My Zen Mode: On the days I am Zen Jen, I truly believe that I can save 97% of my paycheck. Food? Pshh, what’s that? Clothing? I’ll wear the clothes I bought in junior high. Shoes? I’ll walk barefoot in the snow 5 miles uphill. I check over my finances and physically cannot understand how I am seeing the amount of red charges on my screen. There must be some kind of mistake. Maybe my card was stolen. $8.07 for a salad at Prett? $39.45 for a tank top at Ann Taylor? $29.99 for a phone case from Amazon? No, no, no. Completely unacceptable. Never. Happening. Ever. Again.

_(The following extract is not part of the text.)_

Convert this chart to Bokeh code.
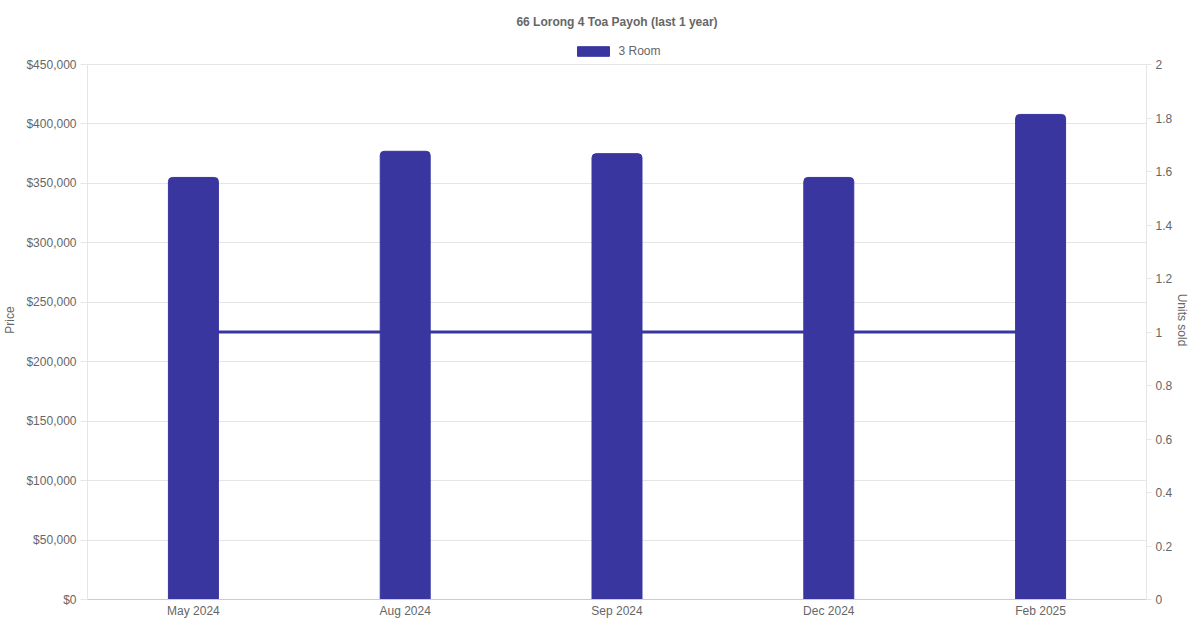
from bokeh.plotting import figure
from bokeh.models import (ColumnDataSource, Range1d, LinearAxis, NumeralTickFormatter,
                          FixedTicker, CustomJSTickFormatter, Legend, LegendItem, FactorRange)
from bokeh.embed import file_html
from bokeh.resources import INLINE

chart_title = "66 Lorong 4 Toa Payoh (last 1 year)"
months = ["May 2024", "Aug 2024", "Sep 2024", "Dec 2024", "Feb 2025"]
prices = [355000, 377000, 375000, 355000, 408000]
units_sold = [1, 1, 1, 1, 1]
series_name = "3 Room"
price_ticks = [0, 50000, 100000, 150000, 200000, 250000, 300000, 350000, 400000, 450000]
unit_ticks = [0, 0.2, 0.4, 0.6, 0.8, 1, 1.2, 1.4, 1.6, 1.8, 2]

FONT = "Liberation Sans"
TXT = "#666666"
GRID = "#e5e5e5"
BAR = "#3936a0"

FRAME_H = 559      # frame incl. legend strip on top
PLOT_H = 535       # height of the 0..max value area
head = FRAME_H / PLOT_H

src = ColumnDataSource(dict(month=months, price=prices, units=units_sold))

p = figure(frame_width=1059, frame_height=FRAME_H, x_range=FactorRange(*months),
           y_range=Range1d(0, price_ticks[-1] * head), output_backend="svg", toolbar_location=None,
           min_border_left=80, min_border_right=40, min_border_top=37, min_border_bottom=18)
p.extra_y_ranges = {"units": Range1d(0, unit_ticks[-1] * head)}

p.title.text = chart_title
p.title.align = "center"
p.title.text_font = FONT
p.title.text_font_size = "12px"
p.title.text_font_style = "bold"
p.title.text_color = TXT
p.title.standoff = 24

p.outline_line_color = None
p.background_fill_color = "white"

ln = p.line(x="month", y="units", source=src, y_range_name="units", line_width=3, line_color=BAR)
bars = p.vbar(x="month", top="price", source=src, width=0.236, fill_color=BAR,
              line_color=BAR, line_width=1, border_radius=(4, 4, 0, 0))

# left axis
ya = p.yaxis[0]
ya.ticker = FixedTicker(ticks=price_ticks)
ya.formatter = NumeralTickFormatter(format="$0,0")
ya.axis_label = "Price"
ya.bounds = (price_ticks[0], price_ticks[-1])

# right axis
ra = LinearAxis(y_range_name="units", ticker=FixedTicker(ticks=unit_ticks),
                formatter=CustomJSTickFormatter(code="return String(Math.round(tick*10)/10);"),
                axis_label="Units sold", bounds=(unit_ticks[0], unit_ticks[-1]))
p.add_layout(ra, "right")

for ax in [ya, ra]:
    ax.axis_line_color = GRID
    ax.major_tick_line_color = GRID
    ax.minor_tick_line_color = None
    ax.major_tick_in = 0
    ax.major_label_text_font = FONT
    ax.major_label_text_font_size = "12px"
    ax.major_label_text_color = TXT
    ax.axis_label_text_font = FONT
    ax.axis_label_text_font_size = "12px"
    ax.axis_label_text_font_style = "normal"
    ax.axis_label_text_color = TXT
ya.major_tick_out = 7
ya.major_label_standoff = 4
ya.axis_label_standoff = 6
ra.major_tick_out = 5
ra.major_label_standoff = 4
ra.axis_label_standoff = 0

xa = p.xaxis[0]
xa.axis_line_color = "#cccccc"
xa.major_tick_line_color = None
xa.major_tick_out = 0
xa.major_tick_in = 0
xa.major_label_standoff = 4
xa.major_label_text_font = FONT
xa.major_label_text_font_size = "12px"
xa.major_label_text_color = TXT

p.xgrid.grid_line_color = None
p.ygrid.grid_line_color = GRID
p.ygrid.ticker = FixedTicker(ticks=price_ticks)

legend = Legend(items=[LegendItem(label=series_name, renderers=[bars])],
                orientation="horizontal", location="top_center",
                glyph_width=40, glyph_height=12, label_height=12, label_text_font=FONT,
                label_text_font_size="12px", label_text_color=TXT,
                border_line_alpha=0, background_fill_alpha=0,
                padding=4, margin=0, label_standoff=6)
p.add_layout(legend)

open("out.html", "w").write(file_html(p, INLINE))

My Credit Card is on Fire Mode: On the days I couldn’t be further from zen, I basically act as though I am single-handedly keeping the United States Stock Market afloat. I purchase everything from chewing gum (even though I have a huge box from Costco) to heels (which I will never ever ever wear) to exercise clothes (if you’ve read this blog even once you know that’s just laughable). I’ll buy a Groupon for a new restaurant, book a massage at a local spa, or sign up for Amazon Prime because, hello, who doesn’t like free 2-day shipping?
I sit and think to myself Why should I hold myself back from living my life? Do I work to live or live to work? (Also a very easy answer if you’ve read this blog.) Do I really want to eat frozen lunches every afternoon and skip the caffeinated Starbucks’ Caramel Macchiato that could very well save someone’s life when it enhances my mood significantly? I can’t imagine being one of those people who dies with a huge bank account and no plane miles under my belt, designer bags on my arm, or expensive perfume on my neck. What’s the point of going to a job day after day to earn a paycheck, yet all the while denying myself the tiny luxuries that make me not want to kill myself – I mean, um, the tiny luxuries that make my day better?

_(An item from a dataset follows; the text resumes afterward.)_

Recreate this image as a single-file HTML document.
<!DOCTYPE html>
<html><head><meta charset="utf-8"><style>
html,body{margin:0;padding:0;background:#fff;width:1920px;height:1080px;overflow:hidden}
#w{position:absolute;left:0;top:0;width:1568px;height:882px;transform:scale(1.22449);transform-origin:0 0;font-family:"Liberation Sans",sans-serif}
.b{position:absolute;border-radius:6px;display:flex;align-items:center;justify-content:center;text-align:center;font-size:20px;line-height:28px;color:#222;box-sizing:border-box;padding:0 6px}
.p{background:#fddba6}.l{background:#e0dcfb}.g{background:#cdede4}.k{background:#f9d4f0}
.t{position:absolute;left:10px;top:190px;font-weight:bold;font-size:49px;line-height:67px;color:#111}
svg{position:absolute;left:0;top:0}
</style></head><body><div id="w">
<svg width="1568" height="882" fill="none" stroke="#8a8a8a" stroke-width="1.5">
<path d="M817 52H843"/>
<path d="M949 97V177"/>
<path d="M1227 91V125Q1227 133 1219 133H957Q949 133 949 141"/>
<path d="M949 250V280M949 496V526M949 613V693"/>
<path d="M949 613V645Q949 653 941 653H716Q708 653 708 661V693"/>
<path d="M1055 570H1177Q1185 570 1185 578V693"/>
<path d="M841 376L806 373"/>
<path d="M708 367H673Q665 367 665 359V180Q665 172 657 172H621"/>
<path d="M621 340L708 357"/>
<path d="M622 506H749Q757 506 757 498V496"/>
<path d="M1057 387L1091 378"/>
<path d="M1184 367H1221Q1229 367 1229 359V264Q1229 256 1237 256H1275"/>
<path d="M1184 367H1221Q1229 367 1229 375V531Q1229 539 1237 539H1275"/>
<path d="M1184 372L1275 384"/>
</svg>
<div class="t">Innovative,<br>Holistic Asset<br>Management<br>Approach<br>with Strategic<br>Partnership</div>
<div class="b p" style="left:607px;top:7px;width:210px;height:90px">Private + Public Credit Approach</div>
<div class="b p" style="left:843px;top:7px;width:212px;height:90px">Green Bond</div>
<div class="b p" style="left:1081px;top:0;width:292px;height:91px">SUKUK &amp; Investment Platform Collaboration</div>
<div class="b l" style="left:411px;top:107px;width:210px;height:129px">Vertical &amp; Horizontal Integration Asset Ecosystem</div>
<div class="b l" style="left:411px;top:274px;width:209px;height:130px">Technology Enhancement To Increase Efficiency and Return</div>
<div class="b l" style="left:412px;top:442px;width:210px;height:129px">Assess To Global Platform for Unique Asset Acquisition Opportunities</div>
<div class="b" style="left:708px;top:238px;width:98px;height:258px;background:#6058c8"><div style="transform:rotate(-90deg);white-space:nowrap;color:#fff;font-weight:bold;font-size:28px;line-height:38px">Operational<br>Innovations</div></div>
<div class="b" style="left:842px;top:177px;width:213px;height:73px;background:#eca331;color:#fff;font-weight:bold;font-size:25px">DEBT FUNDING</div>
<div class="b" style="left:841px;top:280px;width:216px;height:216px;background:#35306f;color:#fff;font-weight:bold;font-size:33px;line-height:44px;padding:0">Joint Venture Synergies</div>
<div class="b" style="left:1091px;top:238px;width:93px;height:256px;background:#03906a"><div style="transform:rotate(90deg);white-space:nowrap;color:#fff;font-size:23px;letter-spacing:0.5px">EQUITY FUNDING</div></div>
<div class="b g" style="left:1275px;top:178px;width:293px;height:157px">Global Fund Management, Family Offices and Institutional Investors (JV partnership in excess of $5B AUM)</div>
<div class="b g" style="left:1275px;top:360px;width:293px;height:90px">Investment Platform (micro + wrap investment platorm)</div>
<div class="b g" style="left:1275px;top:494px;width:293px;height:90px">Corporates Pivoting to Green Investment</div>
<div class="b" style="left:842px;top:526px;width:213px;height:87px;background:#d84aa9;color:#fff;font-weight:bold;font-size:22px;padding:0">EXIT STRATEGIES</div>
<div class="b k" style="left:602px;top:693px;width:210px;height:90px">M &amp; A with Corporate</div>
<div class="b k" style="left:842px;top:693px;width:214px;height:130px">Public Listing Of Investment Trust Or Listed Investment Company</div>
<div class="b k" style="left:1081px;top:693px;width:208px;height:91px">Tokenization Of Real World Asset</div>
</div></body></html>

In the end, I have basically decided that the only healthy way to live is to be a mix of both Zen and Fire. If you are always frugal, you will not only be unhappy, but you’ll also get a reputation among your friends as the cheap, boring one who never comes out or gets anyone birthday gifts. If you are always quick-with-the-card, you’ll be in debt up to your eyeballs and will constantly have anxiety when every paycheck is spent before it’s even in your grubby little palm. Plus you’ll probably be a little fatter if you’re anything like me.